--- STATED EXERCISE ---
Only the lines from the start of the data through the line containing "bar is decreased" should be written out, exactly as they are, with both ends included and the pictures left out.

--- DATA LINES ---
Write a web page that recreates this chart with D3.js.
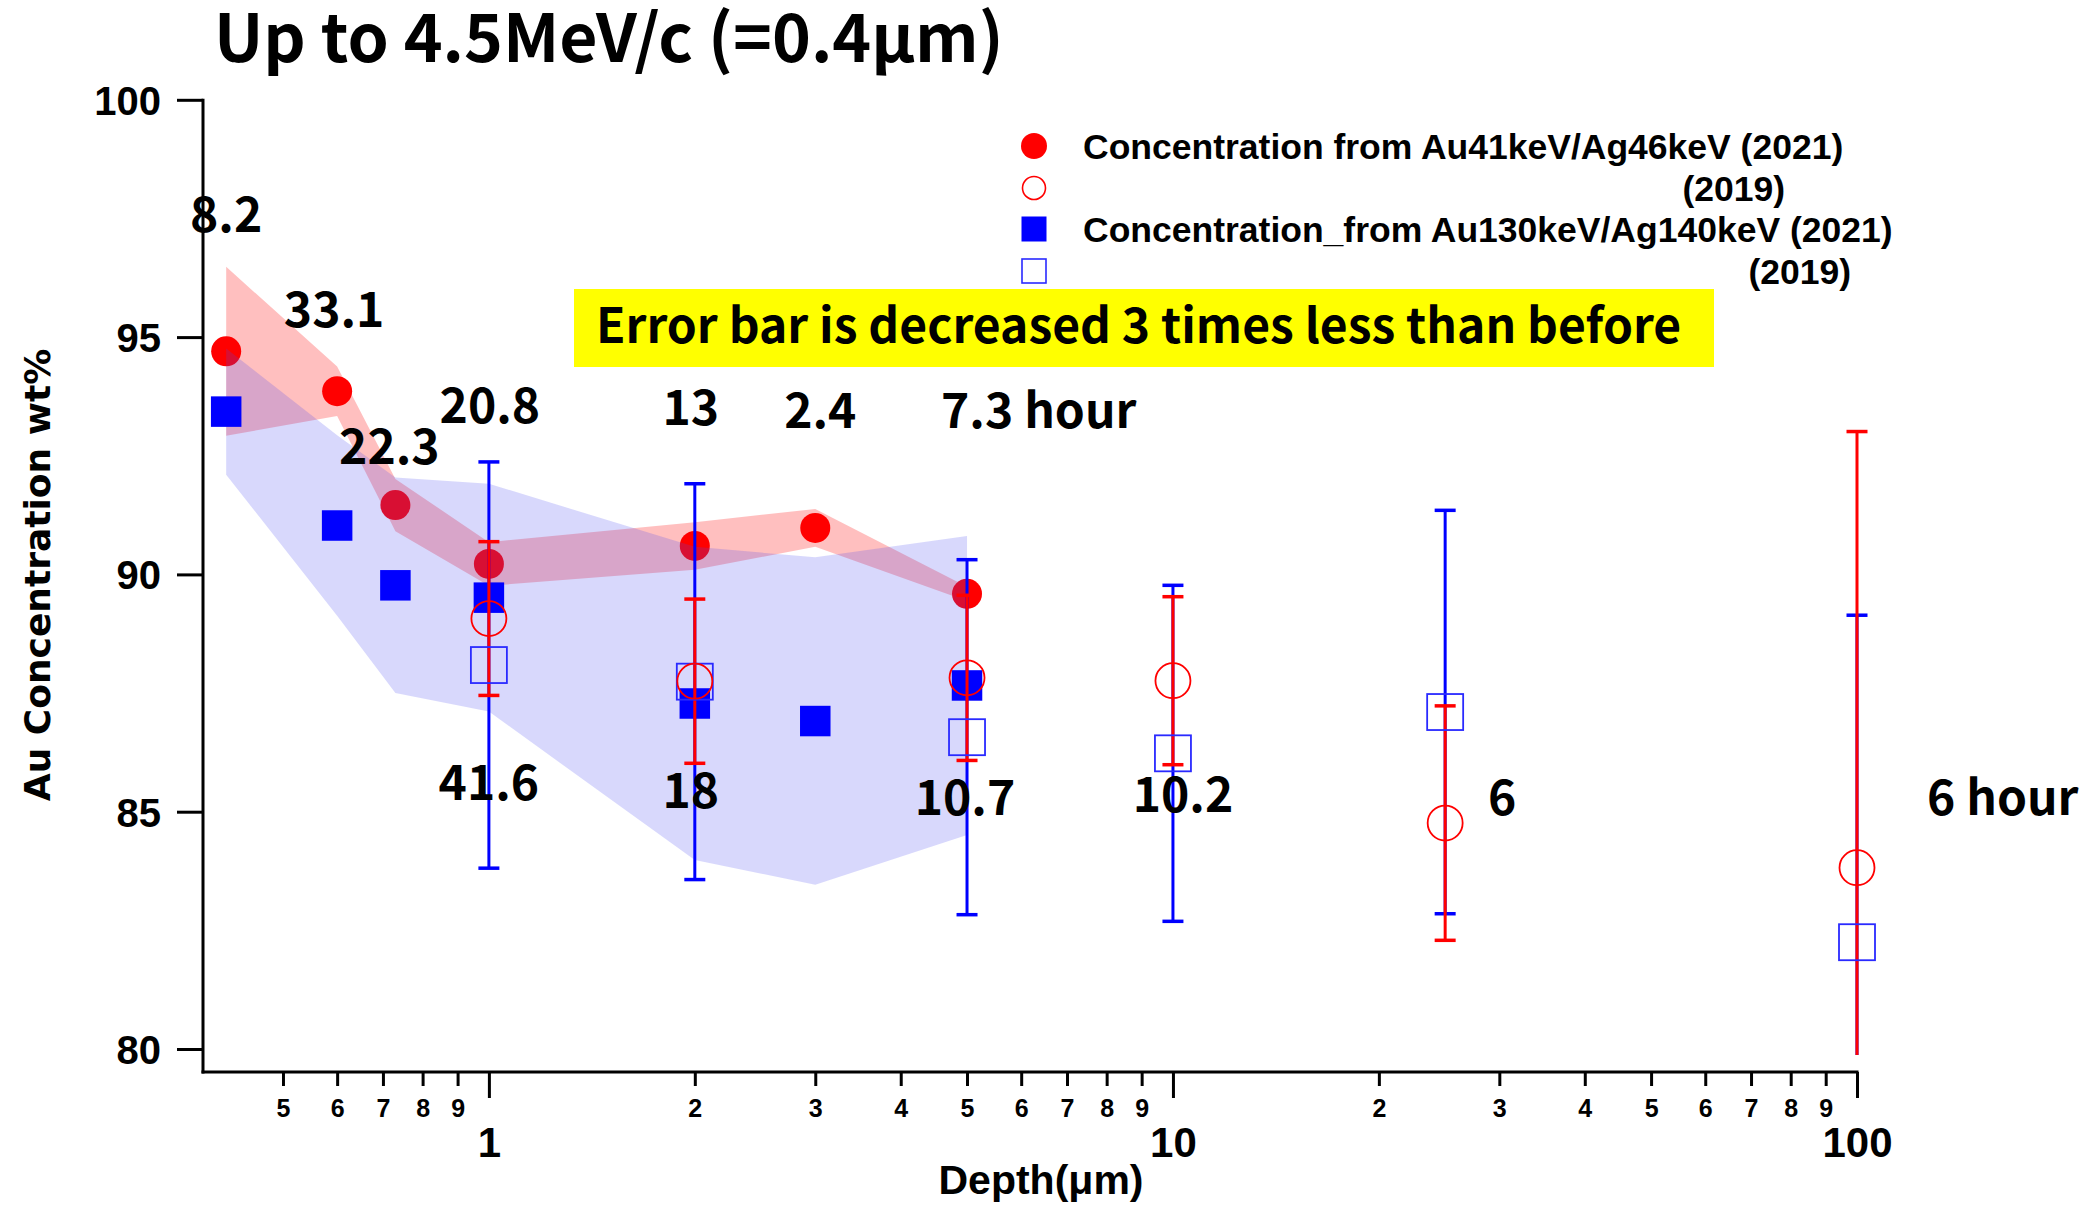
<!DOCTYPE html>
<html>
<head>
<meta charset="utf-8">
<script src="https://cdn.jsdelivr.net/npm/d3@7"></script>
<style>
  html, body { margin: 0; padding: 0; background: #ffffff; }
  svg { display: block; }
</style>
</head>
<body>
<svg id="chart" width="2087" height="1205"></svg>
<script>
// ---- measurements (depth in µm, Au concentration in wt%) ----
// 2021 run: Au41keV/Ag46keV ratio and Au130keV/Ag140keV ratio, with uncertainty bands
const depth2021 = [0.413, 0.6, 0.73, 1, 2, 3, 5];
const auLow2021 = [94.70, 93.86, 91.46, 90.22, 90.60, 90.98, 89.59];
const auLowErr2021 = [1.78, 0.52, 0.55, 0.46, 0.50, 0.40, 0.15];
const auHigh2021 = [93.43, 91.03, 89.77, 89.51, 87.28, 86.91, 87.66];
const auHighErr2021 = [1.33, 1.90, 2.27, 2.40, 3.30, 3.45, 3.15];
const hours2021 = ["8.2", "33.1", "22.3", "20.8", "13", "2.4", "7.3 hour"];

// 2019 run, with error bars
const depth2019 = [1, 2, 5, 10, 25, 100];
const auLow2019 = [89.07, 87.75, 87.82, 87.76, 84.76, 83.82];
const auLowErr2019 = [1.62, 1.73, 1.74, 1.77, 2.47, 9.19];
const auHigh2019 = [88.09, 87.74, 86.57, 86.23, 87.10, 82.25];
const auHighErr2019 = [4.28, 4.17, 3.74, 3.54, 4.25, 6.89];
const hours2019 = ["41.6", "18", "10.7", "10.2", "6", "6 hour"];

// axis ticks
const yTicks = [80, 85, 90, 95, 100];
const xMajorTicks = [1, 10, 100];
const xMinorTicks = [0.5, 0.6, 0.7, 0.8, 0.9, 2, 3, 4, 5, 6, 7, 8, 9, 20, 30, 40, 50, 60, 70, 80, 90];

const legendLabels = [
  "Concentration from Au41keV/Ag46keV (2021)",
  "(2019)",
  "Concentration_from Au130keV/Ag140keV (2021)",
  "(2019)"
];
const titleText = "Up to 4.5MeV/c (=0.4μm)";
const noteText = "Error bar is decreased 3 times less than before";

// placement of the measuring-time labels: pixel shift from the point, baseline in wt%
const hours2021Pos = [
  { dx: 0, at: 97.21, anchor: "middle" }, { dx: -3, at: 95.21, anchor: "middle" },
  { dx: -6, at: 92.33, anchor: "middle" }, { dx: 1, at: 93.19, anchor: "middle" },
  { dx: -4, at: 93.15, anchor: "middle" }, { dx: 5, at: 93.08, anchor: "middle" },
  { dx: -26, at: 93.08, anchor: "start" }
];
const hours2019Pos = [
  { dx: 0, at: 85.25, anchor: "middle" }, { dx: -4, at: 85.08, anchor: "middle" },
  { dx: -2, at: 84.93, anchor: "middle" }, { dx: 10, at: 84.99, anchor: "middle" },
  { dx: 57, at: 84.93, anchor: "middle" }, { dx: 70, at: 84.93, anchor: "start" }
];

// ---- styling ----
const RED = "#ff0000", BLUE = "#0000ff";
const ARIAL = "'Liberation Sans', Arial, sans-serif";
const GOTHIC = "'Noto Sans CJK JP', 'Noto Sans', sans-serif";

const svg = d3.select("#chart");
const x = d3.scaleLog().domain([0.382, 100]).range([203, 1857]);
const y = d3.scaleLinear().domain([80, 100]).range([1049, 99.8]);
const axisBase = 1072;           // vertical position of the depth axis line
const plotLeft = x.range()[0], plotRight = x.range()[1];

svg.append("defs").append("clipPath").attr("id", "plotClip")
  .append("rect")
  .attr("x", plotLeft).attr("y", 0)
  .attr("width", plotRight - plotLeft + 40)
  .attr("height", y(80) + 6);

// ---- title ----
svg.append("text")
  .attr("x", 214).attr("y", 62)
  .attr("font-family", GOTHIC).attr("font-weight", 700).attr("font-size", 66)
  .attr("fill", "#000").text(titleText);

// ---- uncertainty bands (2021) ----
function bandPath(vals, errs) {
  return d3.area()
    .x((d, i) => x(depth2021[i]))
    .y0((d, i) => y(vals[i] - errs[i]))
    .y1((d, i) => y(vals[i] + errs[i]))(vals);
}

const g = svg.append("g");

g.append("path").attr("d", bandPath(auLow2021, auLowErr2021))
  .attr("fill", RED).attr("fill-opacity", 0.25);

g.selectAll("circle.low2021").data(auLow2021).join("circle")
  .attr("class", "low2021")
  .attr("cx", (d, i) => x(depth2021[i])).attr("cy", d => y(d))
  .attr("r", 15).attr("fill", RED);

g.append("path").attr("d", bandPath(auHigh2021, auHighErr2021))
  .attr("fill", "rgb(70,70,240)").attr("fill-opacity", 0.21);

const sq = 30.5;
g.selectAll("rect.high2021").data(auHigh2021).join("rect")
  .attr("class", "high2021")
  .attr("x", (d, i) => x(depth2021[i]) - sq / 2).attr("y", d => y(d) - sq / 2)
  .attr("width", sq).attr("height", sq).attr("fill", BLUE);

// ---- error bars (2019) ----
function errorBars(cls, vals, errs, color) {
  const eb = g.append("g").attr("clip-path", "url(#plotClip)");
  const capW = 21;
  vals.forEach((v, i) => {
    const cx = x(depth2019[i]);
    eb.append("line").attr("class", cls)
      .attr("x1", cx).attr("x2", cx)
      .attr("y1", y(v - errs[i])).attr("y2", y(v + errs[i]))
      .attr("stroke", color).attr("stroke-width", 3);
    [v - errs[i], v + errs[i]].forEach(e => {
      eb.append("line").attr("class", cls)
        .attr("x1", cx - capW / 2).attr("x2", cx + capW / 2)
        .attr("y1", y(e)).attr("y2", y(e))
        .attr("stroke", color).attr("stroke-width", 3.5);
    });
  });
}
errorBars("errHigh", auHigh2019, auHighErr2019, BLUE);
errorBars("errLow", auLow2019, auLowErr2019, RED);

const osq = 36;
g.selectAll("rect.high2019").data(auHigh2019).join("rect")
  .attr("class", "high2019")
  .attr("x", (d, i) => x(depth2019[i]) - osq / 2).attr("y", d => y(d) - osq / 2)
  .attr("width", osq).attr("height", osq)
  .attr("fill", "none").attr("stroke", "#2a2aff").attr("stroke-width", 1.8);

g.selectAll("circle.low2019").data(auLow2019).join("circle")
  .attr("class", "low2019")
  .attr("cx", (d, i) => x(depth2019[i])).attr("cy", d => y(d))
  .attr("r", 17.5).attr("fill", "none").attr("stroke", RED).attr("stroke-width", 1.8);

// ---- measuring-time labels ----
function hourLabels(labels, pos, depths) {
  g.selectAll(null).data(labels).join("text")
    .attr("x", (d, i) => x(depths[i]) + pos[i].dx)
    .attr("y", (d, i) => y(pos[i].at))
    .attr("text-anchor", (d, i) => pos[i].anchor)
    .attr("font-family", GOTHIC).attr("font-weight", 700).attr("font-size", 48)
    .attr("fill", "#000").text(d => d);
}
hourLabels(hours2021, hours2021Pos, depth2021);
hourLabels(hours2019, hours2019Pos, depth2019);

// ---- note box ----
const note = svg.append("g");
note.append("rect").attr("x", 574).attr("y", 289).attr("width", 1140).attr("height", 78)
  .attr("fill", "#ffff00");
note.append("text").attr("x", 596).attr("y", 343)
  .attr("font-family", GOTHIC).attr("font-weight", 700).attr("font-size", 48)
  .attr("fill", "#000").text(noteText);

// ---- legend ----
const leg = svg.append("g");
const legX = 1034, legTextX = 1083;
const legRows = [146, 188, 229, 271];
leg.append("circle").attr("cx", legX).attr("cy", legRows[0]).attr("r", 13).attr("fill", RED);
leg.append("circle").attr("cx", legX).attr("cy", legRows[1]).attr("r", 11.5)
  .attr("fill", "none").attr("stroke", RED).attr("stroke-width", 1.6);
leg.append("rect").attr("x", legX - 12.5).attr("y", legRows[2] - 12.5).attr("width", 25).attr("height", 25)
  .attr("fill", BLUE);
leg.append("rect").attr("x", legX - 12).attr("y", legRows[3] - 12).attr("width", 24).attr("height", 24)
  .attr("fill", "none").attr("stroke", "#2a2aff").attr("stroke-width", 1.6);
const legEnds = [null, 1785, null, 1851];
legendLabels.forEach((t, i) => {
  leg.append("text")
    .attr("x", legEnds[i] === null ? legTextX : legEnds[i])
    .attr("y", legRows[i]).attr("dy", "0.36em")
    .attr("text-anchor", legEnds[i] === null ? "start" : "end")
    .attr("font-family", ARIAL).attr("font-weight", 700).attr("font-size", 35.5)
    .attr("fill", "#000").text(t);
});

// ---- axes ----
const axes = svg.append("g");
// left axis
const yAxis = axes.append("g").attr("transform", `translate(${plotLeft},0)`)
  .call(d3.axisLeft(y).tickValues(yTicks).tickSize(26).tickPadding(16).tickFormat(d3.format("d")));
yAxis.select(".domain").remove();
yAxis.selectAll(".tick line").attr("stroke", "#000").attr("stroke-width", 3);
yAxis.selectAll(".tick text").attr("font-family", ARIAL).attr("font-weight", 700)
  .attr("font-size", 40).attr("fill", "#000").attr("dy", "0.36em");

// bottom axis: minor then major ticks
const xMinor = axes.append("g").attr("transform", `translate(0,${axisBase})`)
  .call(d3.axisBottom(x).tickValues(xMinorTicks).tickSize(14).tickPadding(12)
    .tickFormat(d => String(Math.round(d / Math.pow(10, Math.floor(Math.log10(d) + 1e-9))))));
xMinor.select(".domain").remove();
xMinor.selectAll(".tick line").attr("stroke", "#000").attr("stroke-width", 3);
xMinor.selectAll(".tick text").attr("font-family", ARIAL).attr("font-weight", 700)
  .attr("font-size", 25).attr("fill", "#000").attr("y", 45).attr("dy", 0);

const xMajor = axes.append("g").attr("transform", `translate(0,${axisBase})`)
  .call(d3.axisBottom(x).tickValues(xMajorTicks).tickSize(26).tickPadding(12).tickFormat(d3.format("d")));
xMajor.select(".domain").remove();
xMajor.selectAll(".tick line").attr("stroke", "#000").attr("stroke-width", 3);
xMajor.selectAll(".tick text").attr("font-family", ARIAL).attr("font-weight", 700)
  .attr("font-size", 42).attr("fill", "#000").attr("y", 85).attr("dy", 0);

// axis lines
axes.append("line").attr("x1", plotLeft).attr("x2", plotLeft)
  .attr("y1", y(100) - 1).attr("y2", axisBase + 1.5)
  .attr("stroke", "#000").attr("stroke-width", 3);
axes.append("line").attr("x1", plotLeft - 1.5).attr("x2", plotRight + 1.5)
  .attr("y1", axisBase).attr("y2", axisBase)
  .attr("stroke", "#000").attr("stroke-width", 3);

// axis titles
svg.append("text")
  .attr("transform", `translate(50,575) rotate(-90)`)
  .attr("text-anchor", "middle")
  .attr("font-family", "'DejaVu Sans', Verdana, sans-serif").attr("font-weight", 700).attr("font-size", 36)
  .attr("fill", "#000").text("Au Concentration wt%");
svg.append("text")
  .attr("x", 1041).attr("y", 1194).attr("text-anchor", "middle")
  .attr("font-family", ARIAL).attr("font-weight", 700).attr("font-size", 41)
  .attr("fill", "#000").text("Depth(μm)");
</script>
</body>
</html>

--- TASK RESULT ---
Write a web page that recreates this chart with D3.js.
<!DOCTYPE html>
<html>
<head>
<meta charset="utf-8">
<script src="https://cdn.jsdelivr.net/npm/d3@7"></script>
<style>
  html, body { margin: 0; padding: 0; background: #ffffff; }
  svg { display: block; }
</style>
</head>
<body>
<svg id="chart" width="2087" height="1205"></svg>
<script>
// ---- measurements (depth in µm, Au concentration in wt%) ----
// 2021 run: Au41keV/Ag46keV ratio and Au130keV/Ag140keV ratio, with uncertainty bands
const depth2021 = [0.413, 0.6, 0.73, 1, 2, 3, 5];
const auLow2021 = [94.70, 93.86, 91.46, 90.22, 90.60, 90.98, 89.59];
const auLowErr2021 = [1.78, 0.52, 0.55, 0.46, 0.50, 0.40, 0.15];
const auHigh2021 = [93.43, 91.03, 89.77, 89.51, 87.28, 86.91, 87.66];
const auHighErr2021 = [1.33, 1.90, 2.27, 2.40, 3.30, 3.45, 3.15];
const hours2021 = ["8.2", "33.1", "22.3", "20.8", "13", "2.4", "7.3 hour"];

// 2019 run, with error bars
const depth2019 = [1, 2, 5, 10, 25, 100];
const auLow2019 = [89.07, 87.75, 87.82, 87.76, 84.76, 83.82];
const auLowErr2019 = [1.62, 1.73, 1.74, 1.77, 2.47, 9.19];
const auHigh2019 = [88.09, 87.74, 86.57, 86.23, 87.10, 82.25];
const auHighErr2019 = [4.28, 4.17, 3.74, 3.54, 4.25, 6.89];
const hours2019 = ["41.6", "18", "10.7", "10.2", "6", "6 hour"];

// axis ticks
const yTicks = [80, 85, 90, 95, 100];
const xMajorTicks = [1, 10, 100];
const xMinorTicks = [0.5, 0.6, 0.7, 0.8, 0.9, 2, 3, 4, 5, 6, 7, 8, 9, 20, 30, 40, 50, 60, 70, 80, 90];

const legendLabels = [
  "Concentration from Au41keV/Ag46keV (2021)",
  "(2019)",
  "Concentration_from Au130keV/Ag140keV (2021)",
  "(2019)"
];
const titleText = "Up to 4.5MeV/c (=0.4μm)";
const noteText = "Error bar is decreased 3 times less than before";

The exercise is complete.